Hi,
I want to measure the overall utilization of a GPU device which is equivalent to the overall CPU utilization reported by Widows Task Manager in the CPU world.
If the utilization is 100% in the above picture, it means all the CPU cores are running computations busily. And for a computation task running on the CPU, it wouldn’t gain performance improvement by just improving its parallelism. So, I want my measurement of GPU utilization to be 100% when all SMs inside a GPU are fully occupied, and it’s hard to improve the performance of a kernel by increasing its grid dim and block dim.
Question 1: What does the GPU utilization reported by nvidia-smi
mean?
I first tried to use nvidia-smi
. To check its applicability, I ran a simple kernel with gridDim = 1 and blockDim = 1 (see below).
__global__ void simple_kernel() {
while (true) {}
}
int main() {
simple_kernel<<<1, 1>>>();
cudaDeviceSynchronize();
}
Since simple_kernel
was launched with only one block, I expected that only one SM would be dedicated to run it. Therefore, the GPU utilization should be 1 / number_of_SMs_in_the_GPU
.
However, nvidia-smi
reported that the GPU utilization was 100%. This violates my expectation. I wonder what exactly does the GPU utilization reported by nvidia-smi
mean?
+-----------------------------------------------------------------------------+
| NVIDIA-SMI 470.42.01 Driver Version: 470.42.01 CUDA Version: 11.4 |
|-------------------------------+----------------------+----------------------+
| GPU Name Persistence-M| Bus-Id Disp.A | Volatile Uncorr. ECC |
| Fan Temp Perf Pwr:Usage/Cap| Memory-Usage | GPU-Util Compute M. |
| | | MIG M. |
|===============================+======================+======================|
| 0 Tesla V100-SXM2... Off | 00000000:1A:00.0 Off | 0 |
| N/A 42C P0 67W / 300W | 2602MiB / 32510MiB | 100% Default |
| | | N/A |
+-------------------------------+----------------------+----------------------+
Question 2: How to determine the blockDim that achieves 100% GPU utilization?
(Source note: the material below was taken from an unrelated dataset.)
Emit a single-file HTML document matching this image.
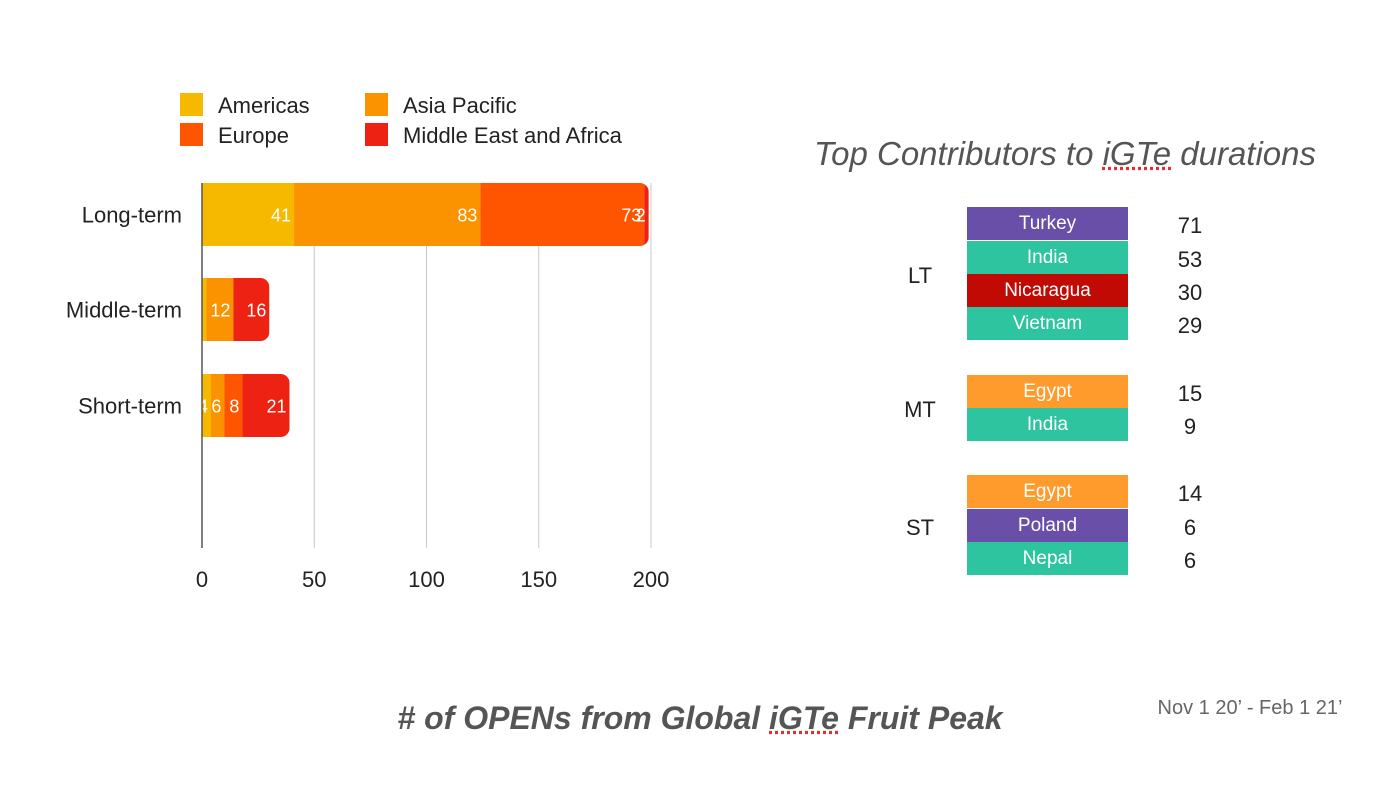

Since a CUDA block is mapped to an SM for running, can I assume that I can launch a kernel with gridDim = number_of_SMs_in_the_GPU to achieve 100% GPU utilization if the kernel only access GPU memory to do computation?
If the kernel accesses CPU memory (pinned host memory), during the data transfer, would the SM be idle to schedule another block to run on it? If this is true, the gridDim should be greater than number_of_SMs_in_the_GPU. Then, how to choose an appropriate gridDim?